## TASK DESCRIPTION
Give the number of lines containing "page" in this listing, with no other words.
■ ■ ■ ■ ■
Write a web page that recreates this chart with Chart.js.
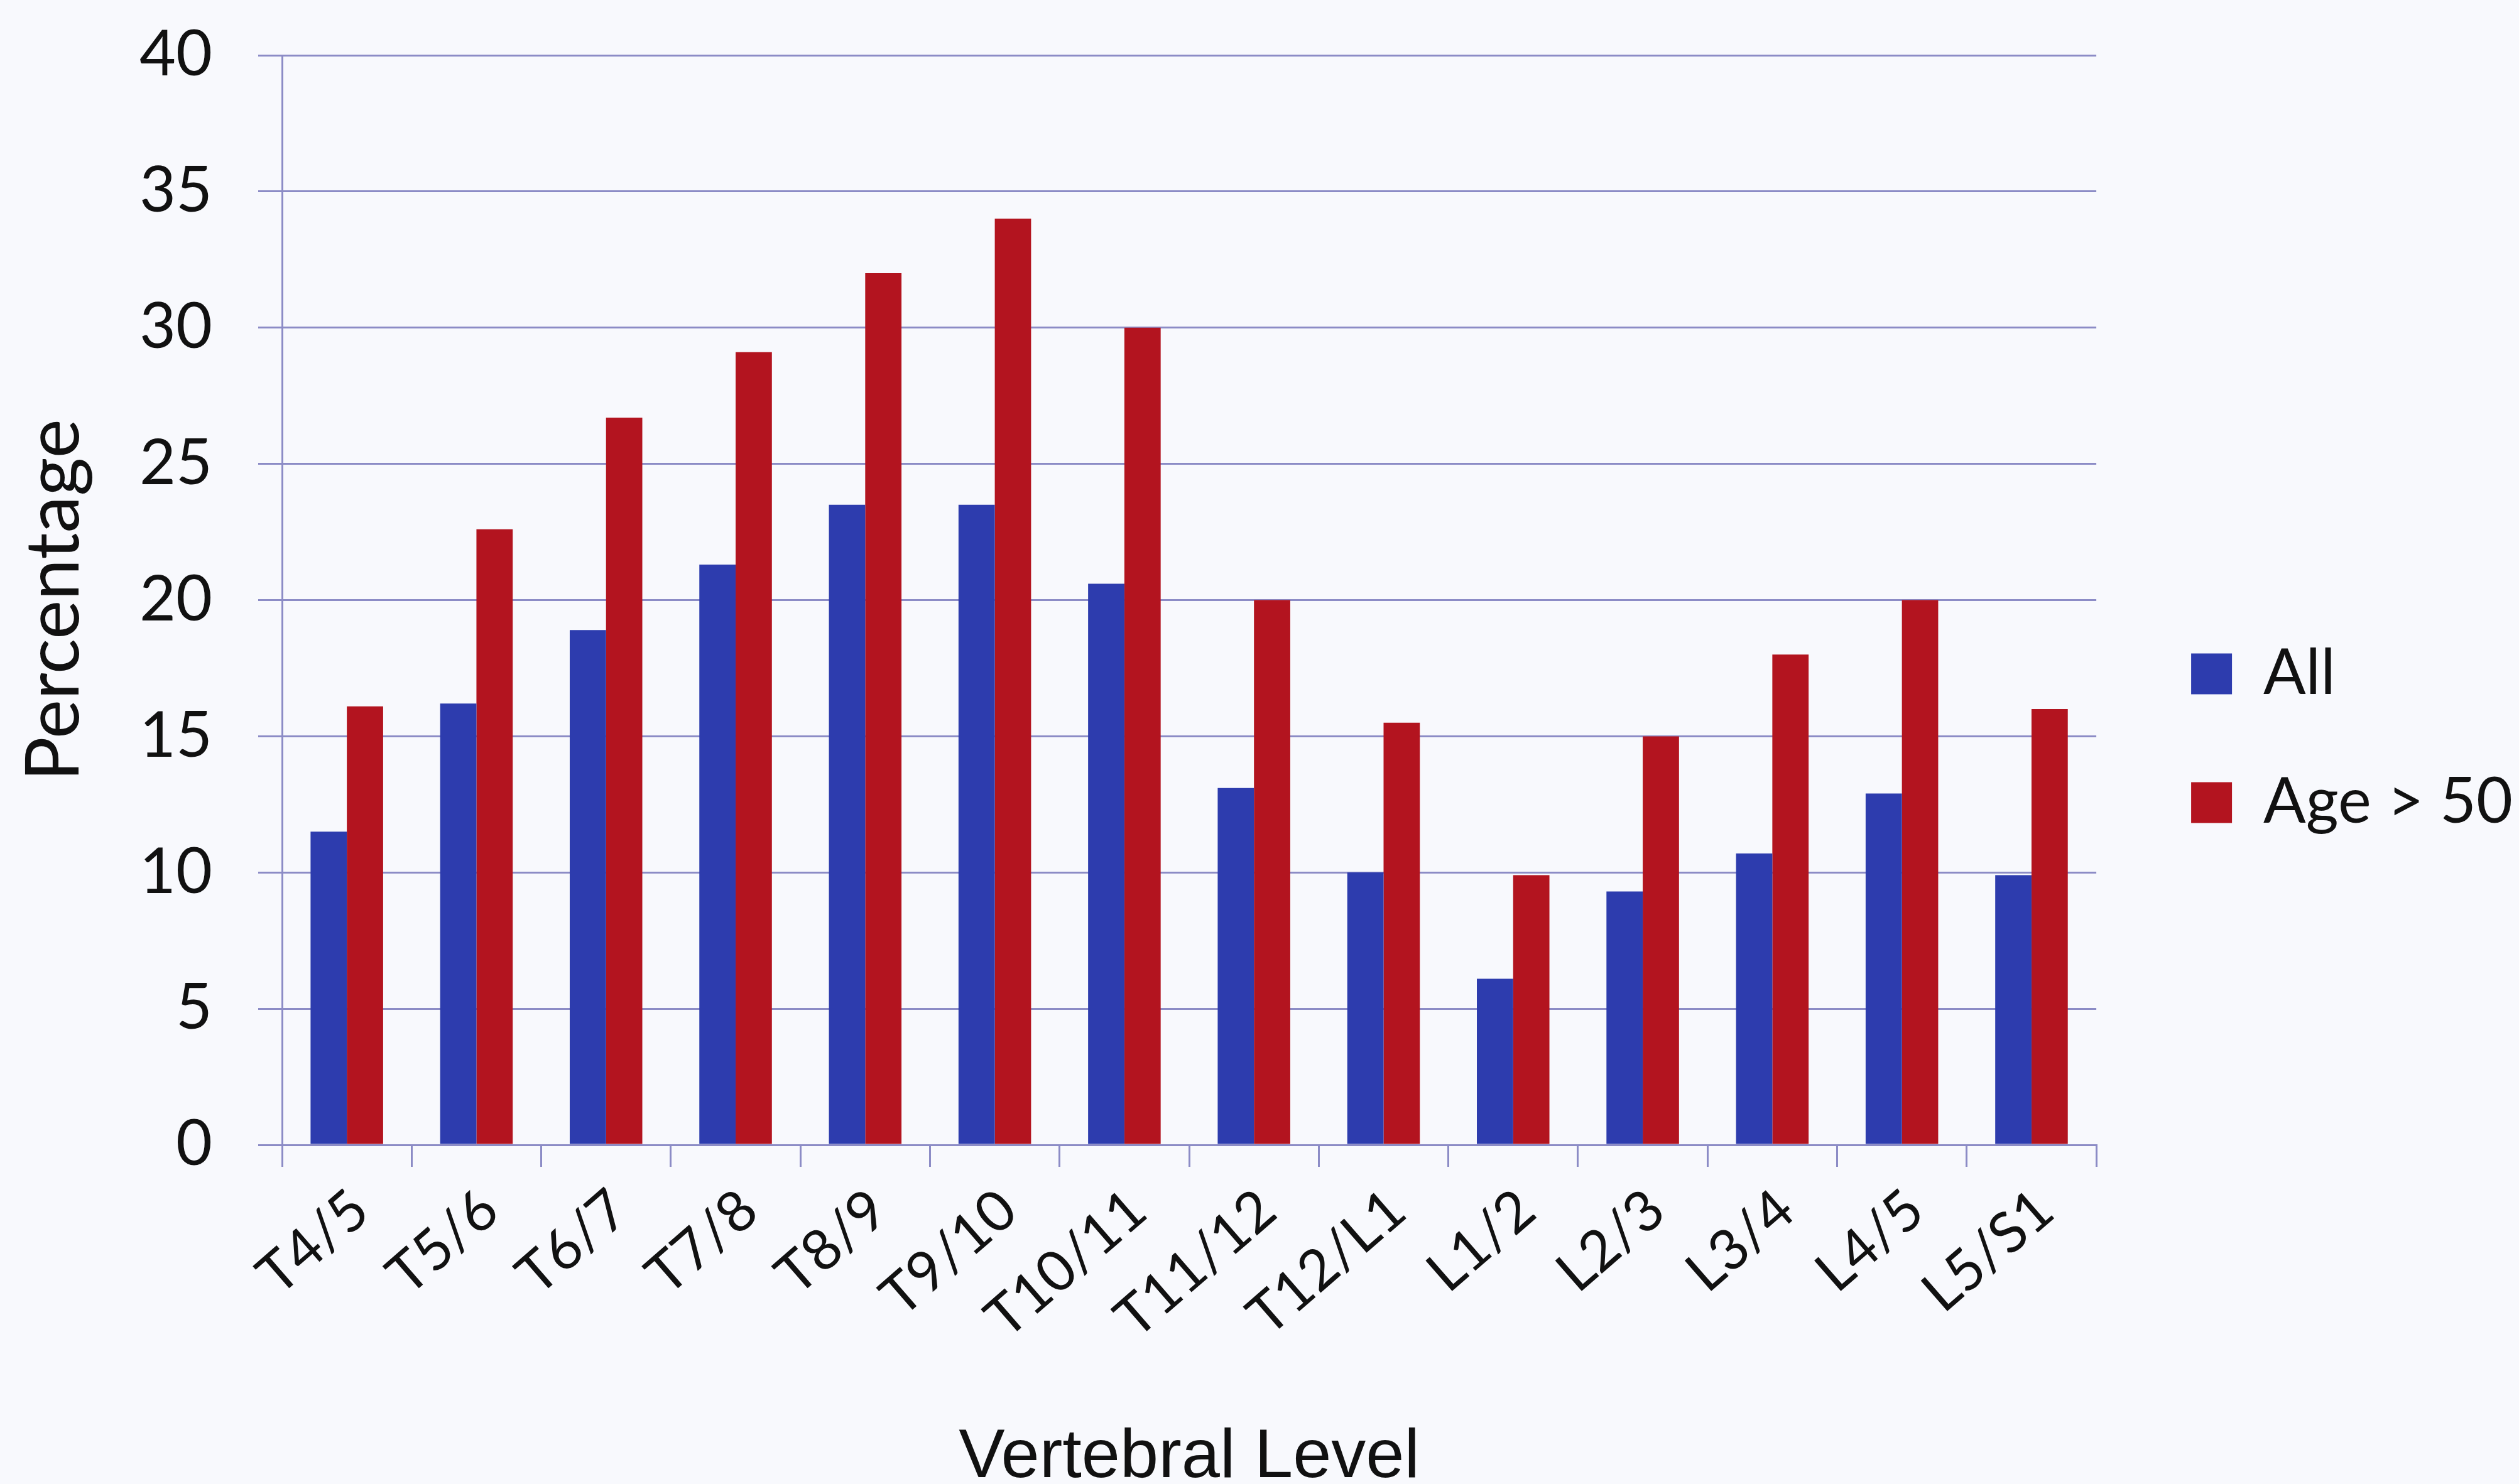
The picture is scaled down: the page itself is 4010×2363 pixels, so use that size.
<!DOCTYPE html>
<html>
<head>
<meta charset="utf-8">
<title>Vertebral Level</title>
<script src="https://cdn.jsdelivr.net/npm/chart.js@4.4.1/dist/chart.umd.min.js"></script>
<style>
  html, body { margin: 0; padding: 0; background: #f8f9fd; }
  #wrap { width: 4010px; height: 2363px; position: relative; }
</style>
</head>
<body>
<div id="wrap"><canvas id="chart"></canvas></div>
<script>
// niveles vertebrales (eje x)
const levels = ['T4/5', 'T5/6', 'T6/7', 'T7/8', 'T8/9', 'T9/10', 'T10/11', 'T11/12', 'T12/L1', 'L1/2', 'L2/3', 'L3/4', 'L4/5', 'L5/S1'];

// porcentajes
const allValues = [11.5, 16.2, 18.9, 21.3, 23.5, 23.5, 20.6, 13.1, 10.0, 6.1, 9.3, 10.7, 12.9, 9.9];
const ageOver50Values = [16.1, 22.6, 26.7, 29.1, 32.0, 34.0, 30.0, 20.0, 15.5, 9.9, 15.0, 18.0, 20.0, 16.0];

const seriesNames = ['All', 'Age > 50'];

// eje y
const yMin = 0;
const yMax = 40;
const yStep = 5;

const gridColor = '#8c8cc6';
const textColor = '#111111';

Chart.defaults.font.family = 'Lato';
Chart.defaults.color = textColor;

const ctx = document.getElementById('chart');

new Chart(ctx, {
    type: 'bar',
    data: {
        labels: levels,
        datasets: [{
            label: seriesNames[0],
            data: allValues,
            backgroundColor: '#2d3cae',
            borderWidth: 0,
            barPercentage: 1.0,
            categoryPercentage: 0.56
        }, {
            label: seriesNames[1],
            data: ageOver50Values,
            backgroundColor: '#b3141f',
            borderWidth: 0,
            barPercentage: 1.0,
            categoryPercentage: 0.56
        }]
    },
    options: {
        responsive: true,
        maintainAspectRatio: false,
        devicePixelRatio: 1,
        animation: false,
        layout: {
            padding: { top: 88, left: 0, right: 0, bottom: 0 }
        },
        plugins: {
            legend: {
                position: 'right',
                align: 'start',
                // titulo vacio: solo baja las entradas de la leyenda
                title: {
                    display: true,
                    text: ' ',
                    font: { size: 10 },
                    padding: { top: 818, bottom: 0 }
                },
                labels: {
                    boxWidth: 65,
                    boxHeight: 65,
                    padding: 105,
                    color: textColor,
                    font: { family: 'Lato', size: 100 }
                }
            },
            tooltip: { enabled: false }
        },
        scales: {
            x: {
                offset: true,
                grid: {
                    display: true,
                    drawOnChartArea: false,
                    drawTicks: true,
                    tickLength: 35,
                    color: gridColor,
                    lineWidth: 3
                },
                border: { display: true, color: gridColor, width: 3 },
                ticks: {
                    autoSkip: false,
                    minRotation: 41,
                    maxRotation: 41,
                    padding: 15,
                    labelOffset: 22,
                    color: textColor,
                    font: { family: 'Lato', size: 90 }
                },
                title: {
                    display: true,
                    text: 'Vertebral Level',
                    color: textColor,
                    font: { family: 'Liberation Sans', size: 110 },
                    padding: { top: 0, bottom: -25 }
                },
                afterFit: (scale) => { scale.height = 540; }
            },
            y: {
                min: yMin,
                max: yMax,
                ticks: {
                    stepSize: yStep,
                    padding: 73,
                    color: textColor,
                    font: { family: 'Lato', size: 100 }
                },
                grid: {
                    color: gridColor,
                    lineWidth: 3,
                    drawTicks: true,
                    tickLength: 38
                },
                border: { display: true, color: gridColor, width: 3 },
                title: {
                    display: true,
                    text: 'Percentage',
                    color: textColor,
                    font: { family: 'Lato', size: 118 },
                    padding: { top: 16, bottom: 0 }
                },
                afterFit: (scale) => {
                    scale.width = 449;
                    // el padding de las etiquetas no debe empujar el area del grafico
                    scale.paddingTop = 0;
                    scale.paddingBottom = 0;
                }
            },
            // eje vacio a la derecha, solo deja hueco entre el grafico y la leyenda
            gap: {
                position: 'right',
                type: 'linear',
                grid: { display: false },
                border: { display: false },
                ticks: { display: false },
                afterFit: (scale) => { scale.width = 46; }
            }
        }
    }
});
</script>
</body>
</html>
■ ■ ■ ■ ■
## RIGHT ANSWER
2